Vi sono certamente anche situazioni e casi particolari, come quelli del collega Paoni, del collega olandese de Heer e altri casi di colleghi a cui è stato sottratto materiale, sono state rotte la telecamera o la macchina fotografica o sottratto il rullino; essi certamente avevano raccolto materiale riguardante le cariche della polizia che, in alcuni casi, si sono svolte anche con una certa violenza, così come alcuni colleghi sono stati picchiati dal cosiddetto blocco nero perché, a loro volta, avevano documentato alcune immagini relative alle aggressioni e alle violenze di alcuni manifestanti. Certamente, si è determinato, nei casi che ho citato (non voglio, però, drammatizzare), un oggettivo tentativo, da parte di chi si è sentito in qualche modo a rischio rispetto ad una documentazione, di eliminare tale rischio. Ciò è successo già altre volte e a Genova, certamente, è accaduto con particolare evidenza.
Durante la cosiddetta perquisizione è stato distrutto del materiale.

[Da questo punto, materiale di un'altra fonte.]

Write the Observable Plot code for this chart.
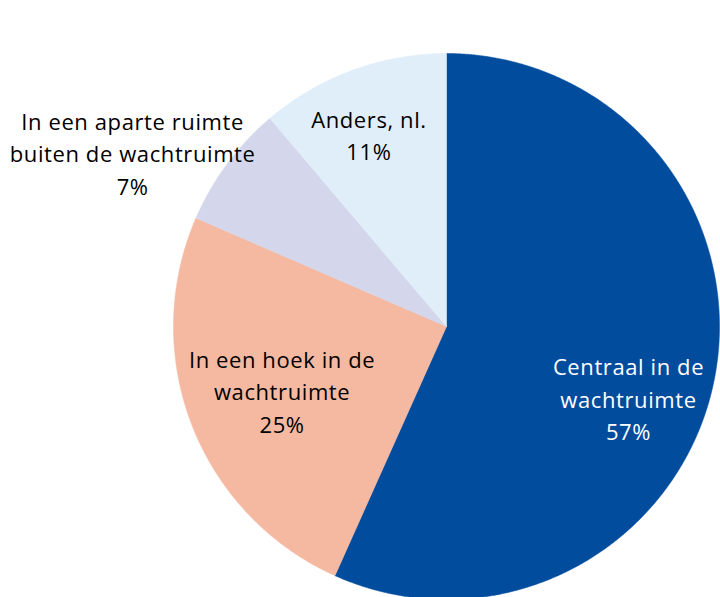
<!DOCTYPE html>
<html><head><meta charset="utf-8">
<script src="https://cdn.jsdelivr.net/npm/d3@7"></script>
<script src="https://cdn.jsdelivr.net/npm/@observablehq/plot@0.6"></script>
<style>body{margin:0;background:#fff;overflow:hidden} svg text{letter-spacing:0.6px}</style>
</head><body><div id="chart"></div>
<script>
const categories = ["Centraal in de wachtruimte", "In een hoek in de wachtruimte", "In een aparte ruimte buiten de wachtruimte", "Anders, nl."];
const labelLines = [["Centraal in de", "wachtruimte"], ["In een hoek in de", "wachtruimte"], ["In een aparte ruimte", "buiten de wachtruimte"], ["Anders, nl."]];
const values = [56.7, 24.8, 7.3, 11.2];
const colors = ["#024c9e", "#f5b9a1", "#d4d7ec", "#e0eefa"];
const textColors = ["#ffffff", "#000000", "#000000", "#000000"];
// label placement: radius factor and angle shift (degrees) relative to slice mid-angle
const labelRadius = [0.72, 0.65, 1.31, 0.75];
const labelShift = [10.14, -0.86, -7.9, -2.1];

const total = d3.sum(values);
let acc = 0;
const slices = values.map((v, i) => {
  const a0 = acc / total * 2 * Math.PI;
  acc += v;
  const a1 = acc / total * 2 * Math.PI;
  return {i, name: categories[i], value: v, a0, a1};
});
const slicePts = slices.map(s => {
  const pts = [{x: 0, y: 0}];
  const n = Math.max(8, Math.ceil((s.a1 - s.a0) / 0.005));
  for (let k = 0; k <= n; k++) {
    const a = s.a0 + (s.a1 - s.a0) * k / n;
    pts.push({x: Math.sin(a), y: Math.cos(a)});
  }
  pts.push({x: 0, y: 0});
  return pts;
});
const lineStep = 32.5;
const labels = [];
slices.forEach(s => {
  const mid = (s.a0 + s.a1) / 2 + labelShift[s.i] * Math.PI / 180;
  const r = labelRadius[s.i];
  const lines = [...labelLines[s.i], Math.round(s.value) + "%"];
  const n = lines.length;
  lines.forEach((t, j) => {
    labels.push({x: r * Math.sin(mid), y: r * Math.cos(mid), text: t, slot: Math.round((j - (n - 1) / 2) * 2), color: textColors[s.i]});
  });
});

const plot = Plot.plot({
  width: 720, height: 597,
  marginLeft: 173, marginRight: 1, marginTop: 53, marginBottom: 0,
  x: {domain: [-1, 1], axis: null},
  y: {domain: [-0.9927, 1], axis: null},
  style: {fontFamily: "'Open Sans', sans-serif", background: "#fff"},
  marks: [
    ...slicePts.map((pts, i) => Plot.line(pts, {x: "x", y: "y", fill: colors[i], stroke: colors[i], strokeWidth: 0.5, curve: "linear"})),
    ...[-2, -1, 0, 1, 2].map(slot => Plot.text(labels, {
      filter: d => d.slot === slot,
      x: "x", y: "y", text: "text", fill: "color", fontSize: 22, dy: slot * lineStep / 2
    }))
  ]
});
document.getElementById("chart").append(plot);
</script>
</body></html>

Non ci risulta che nella scuola sia stato distrutto materiale fotografico o di teleripresa, bensì computer, materiale di lavoro giornalistico e di trasmissione di alcune radio


Pag. 104

che avevano baracchini, microfoni e così via; invece, sulla piazza si è molto diffuso il tentativo di sottrarre ed impedire la documentazione visiva.
ANTONIO IOVENE. Signor presidente, vorrei ringraziare il presidente della Federazione nazionale della stampa per le informazioni forniteci oggi e per il lavoro che i giornalisti hanno svolto in questi giorni ed in queste settimane.
Vorrei porre un'unica domanda, dato che si è ritornati a più riprese sulla vicenda delle pettorine clonate. Se ne è parlato oggi ed anche in altre audizioni: in molti casi si è smentita la presenza di poliziotti o forze dell'ordine che indossavano tali pettorine. Invece, nella documentazione integrativa che ci ha inviato il Capo della Polizia successivamente alla sua audizione, a seguito delle domande che alcuni di noi gli avevano rivolto in merito a tale vicenda, è contenuta una lettera che conferma che alcuni cameramen della polizia scientifica incaricati di filmare quanto accadeva nel corso delle manifestazioni, in quanto a diretto contatto con i gruppi più pericolosi e privi di mezzi protettivi, sono stati in un primo tempo muniti di casacca fluorescente. In data 20 luglio, tuttavia, è stata ordinato a tutti gli operatori di non indossare dette casacche. Per un difetto di ricezione radio la nota, diffusa più volte, non ha raggiunto l'operatore di una pattuglia motomontata che, quindi, ha indossato la casacca fluorescente. Vorrei sapere se tale circostanza, quella, cioè, che vi fosse una decisione della polizia scientifica, fosse da lei conosciuta.
PAOLO SERVENTI LONGHI, Presidente della Federazione nazionale della stampa. No, non eravamo a conoscenza di questo. Abbiamo denunciato sin dal primo momento l'esistenza di pettorine anche perché a noi risulta dalla documentazione che le pettorine di cui erano dotati i funzionari o


Pag. 105

agenti di pubblica sicurezza (e non so di quale altro corpo dello Stato) avevano la scritta «giornalista». Al riguardo abbiamo un filmato, se non sbaglio quello del TG5.
PRESIDENTE. La ringrazio anche per la copiosa documentazione fornitaci e per quella che riterrà di inviarci, compresa quella cui è stato fatto cenno nell'audizione odierna. Le auguriamo buon lavoro, dottor Serventi Longhi.
Sospendo la seduta fino alle 15.
La seduta, sospesa alle 14,15, è ripresa alle 15,05.